AInvest EduMonday, Apr 21, 2025 9:35 pm ET
1min read
Introduction:
Dividend investing is a strategy that appeals to many investors seeking steady returns and a reliable income stream from their portfolios. In this article, we delve into the concept of dividend investing, explore its impact on stock market movements, and provide actionable insights for investors looking to incorporate dividends into their investment strategy.

Core Concept Explanation:
Dividends are payments made by a company to its shareholders, typically derived from profits. When a company earns profit, it can choose to reinvest in the business or distribute a portion to shareholders as dividends. The dividend yield, a key metric, is calculated by dividing the annual dividend payment by the stock's current price, expressed as a percentage. This measure helps investors understand the income they might earn relative to the investment's cost.

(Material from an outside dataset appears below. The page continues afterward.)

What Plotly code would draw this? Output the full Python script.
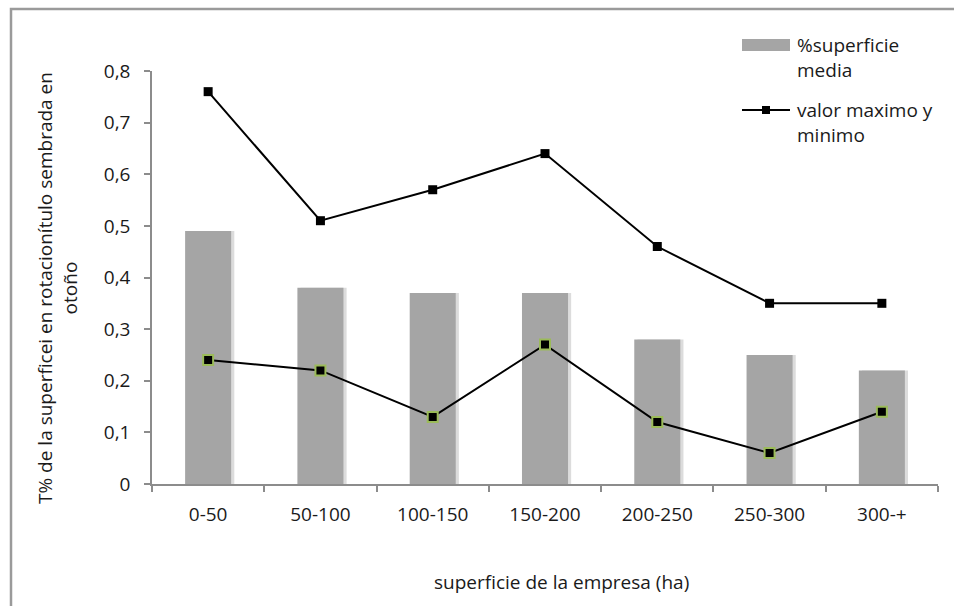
import plotly.graph_objects as go

# Farm size classes (ha)
categorias = ["0-50", "50-100", "100-150", "150-200", "200-250", "250-300", "300-+"]

# Mean share of area sown in autumn, per size class
superficie_media = [0.49, 0.38, 0.37, 0.37, 0.28, 0.25, 0.22]

# Maximum and minimum values per size class
valor_maximo = [0.76, 0.51, 0.57, 0.64, 0.46, 0.35, 0.35]
valor_minimo = [0.24, 0.22, 0.13, 0.27, 0.12, 0.06, 0.14]

# Y axis ticks
y_ticks = [0, 0.1, 0.2, 0.3, 0.4, 0.5, 0.6, 0.7, 0.8]
y_tick_labels = ["0", "0,1", "0,2", "0,3", "0,4", "0,5", "0,6", "0,7", "0,8"]

# Legend labels
etiqueta_barras = "%superficie<br>media"
etiqueta_lineas = "valor maximo y<br>minimo"

FONT = "Open Sans"
FS = 19
TXT = "#1a1a1a"
BAR_COLOR = "#a5a5a5"

# plot-area geometry in pixels (used to place decorations in paper coords)
W, H = 954, 606
L, R, T, B = 152, 16, 71, 122
PW, PH = W - L - R, H - T - B


def px(xp):
    return (xp - L) / PW


def py(yp):
    return (H - B - yp) / PH


BAR_W = 0.41

fig = go.Figure()

# light shadow on the right of each bar
fig.add_trace(go.Bar(
    x=categorias, y=superficie_media,
    width=BAR_W, offset=-BAR_W / 2 + 0.028,
    marker=dict(color="#dcdcdc", line=dict(width=0)),
    showlegend=False, hoverinfo="skip",
))

fig.add_trace(go.Bar(
    x=categorias, y=superficie_media,
    width=BAR_W, offset=-BAR_W / 2,
    marker=dict(color=BAR_COLOR, line=dict(width=0)),
    name="%superficie media", showlegend=False,
))

fig.add_trace(go.Scatter(
    x=categorias, y=valor_maximo,
    mode="lines+markers",
    line=dict(color="black", width=2),
    marker=dict(symbol="square", size=9, color="black"),
    name="valor maximo", showlegend=False,
))

fig.add_trace(go.Scatter(
    x=categorias, y=valor_minimo,
    mode="lines+markers",
    line=dict(color="black", width=2),
    marker=dict(symbol="square", size=10, color="black",
                line=dict(color="#9bbb59", width=2)),
    name="valor minimo", showlegend=False,
))

# legend keys drawn as shapes (wide swatch and line with square marker)
legend_shapes = [
    dict(type="rect", xref="paper", yref="paper",
         x0=px(742), x1=px(790), y0=py(51), y1=py(39),
         fillcolor=BAR_COLOR, line=dict(width=0)),
    dict(type="line", xref="paper", yref="paper",
         x0=px(742), x1=px(790), y0=py(110), y1=py(110),
         line=dict(color="black", width=2)),
    dict(type="rect", xref="paper", yref="paper",
         x0=px(762), x1=px(770), y0=py(114), y1=py(106),
         fillcolor="black", line=dict(width=0)),
]

fig.update_layout(
    width=W, height=H,
    margin=dict(l=L, r=R, t=T, b=B),
    paper_bgcolor="white",
    plot_bgcolor="white",
    barmode="overlay",
    showlegend=False,
    font=dict(family=FONT, size=FS, color=TXT),
    xaxis=dict(
        type="category",
        range=[-0.5, len(categorias) - 0.5],
        showline=True, linecolor="#8c8c8c", linewidth=1.5,
        ticks="outside", ticklen=6, tickcolor="#8c8c8c", tickwidth=1.5,
        tickson="boundaries",
        showgrid=False, zeroline=False,
        ticklabelstandoff=12,
        tickfont=dict(family=FONT, size=FS, color=TXT),
    ),
    yaxis=dict(
        range=[0, 0.8],
        tickvals=y_ticks, ticktext=y_tick_labels,
        showline=True, linecolor="#8c8c8c", linewidth=1.5,
        ticks="outside", ticklen=6, tickcolor="#8c8c8c", tickwidth=1.5,
        showgrid=False, zeroline=False,
        ticklabelstandoff=10,
        tickfont=dict(family=FONT, size=FS, color=TXT),
    ),
    annotations=[
        dict(
            text="T% de la superficei en rotacionítulo sembrada en<br>otoño",
            xref="paper", yref="paper", x=px(57), y=py(288),
            xanchor="center", yanchor="middle", textangle=-90,
            showarrow=False, font=dict(family=FONT, size=FS, color=TXT),
        ),
        dict(
            text="superficie de la empresa (ha)",
            xref="paper", yref="paper", x=px(561), y=py(582),
            xanchor="center", yanchor="middle",
            showarrow=False, font=dict(family=FONT, size=FS, color=TXT),
        ),
        dict(
            text=etiqueta_barras, align="left",
            xref="paper", yref="paper", x=px(795), y=py(57.5),
            xanchor="left", yanchor="middle",
            showarrow=False, font=dict(family=FONT, size=FS, color=TXT),
        ),
        dict(
            text=etiqueta_lineas, align="left",
            xref="paper", yref="paper", x=px(795), y=py(122.5),
            xanchor="left", yanchor="middle",
            showarrow=False, font=dict(family=FONT, size=FS, color=TXT),
        ),
    ],
    shapes=[
        dict(
            type="rect", xref="paper", yref="paper",
            x0=px(11), x1=px(W + 20), y0=py(H + 20), y1=py(9),
            line=dict(color="#9a9a9a", width=2.5),
            fillcolor="rgba(0,0,0,0)", layer="below",
        ),
    ] + legend_shapes,
)

fig.write_html("out.html")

Application and Strategies:
Dividend investing involves selecting stocks with attractive dividend yields and stable payout histories. Investors often favor companies with a track record of consistent dividend payments, as this may signal financial health and stability. Strategies include focusing on dividend growth stocks, where companies are likely to increase dividends over time, or high dividend yield stocks, which offer immediate income benefits. Investors might also consider dividend reinvestment plans (DRIPs), where dividends are automatically used to purchase more shares, compounding returns over time.

Case Study Analysis:
Consider the case of Johnson & Johnson, a healthcare giant renowned for its reliable dividend payments. Over the years, Johnson & Johnson has established itself as a 'dividend aristocrat,' a title given to companies that have consistently increased their dividends for at least 25 consecutive years. During market downturns, the company's stable dividends have provided a cushion for investors, illustrating how dividends can mitigate stock volatility and offer a steady income stream.

Risks and Considerations:
While dividend investing can be lucrative, it comes with its own set of risks. Companies may cut or suspend dividends during economic hardships, affecting expected income. Additionally, high dividend yields can sometimes indicate underlying financial issues, as falling stock prices inflate yield percentages. Investors should conduct thorough research, diversifying their portfolios to mitigate risk and ensure they aren't overly reliant on dividend income from single sources.

Conclusion:
Dividend investing offers a strategy for generating steady returns and potential growth through reinvestment. By understanding key metrics like dividend yield and choosing companies with robust dividend histories, investors can benefit from a reliable income stream while navigating market fluctuations. However, it's crucial to remain vigilant and diversify to manage risks effectively. Armed with this knowledge, investors can make informed decisions, leveraging dividends to enhance their portfolios.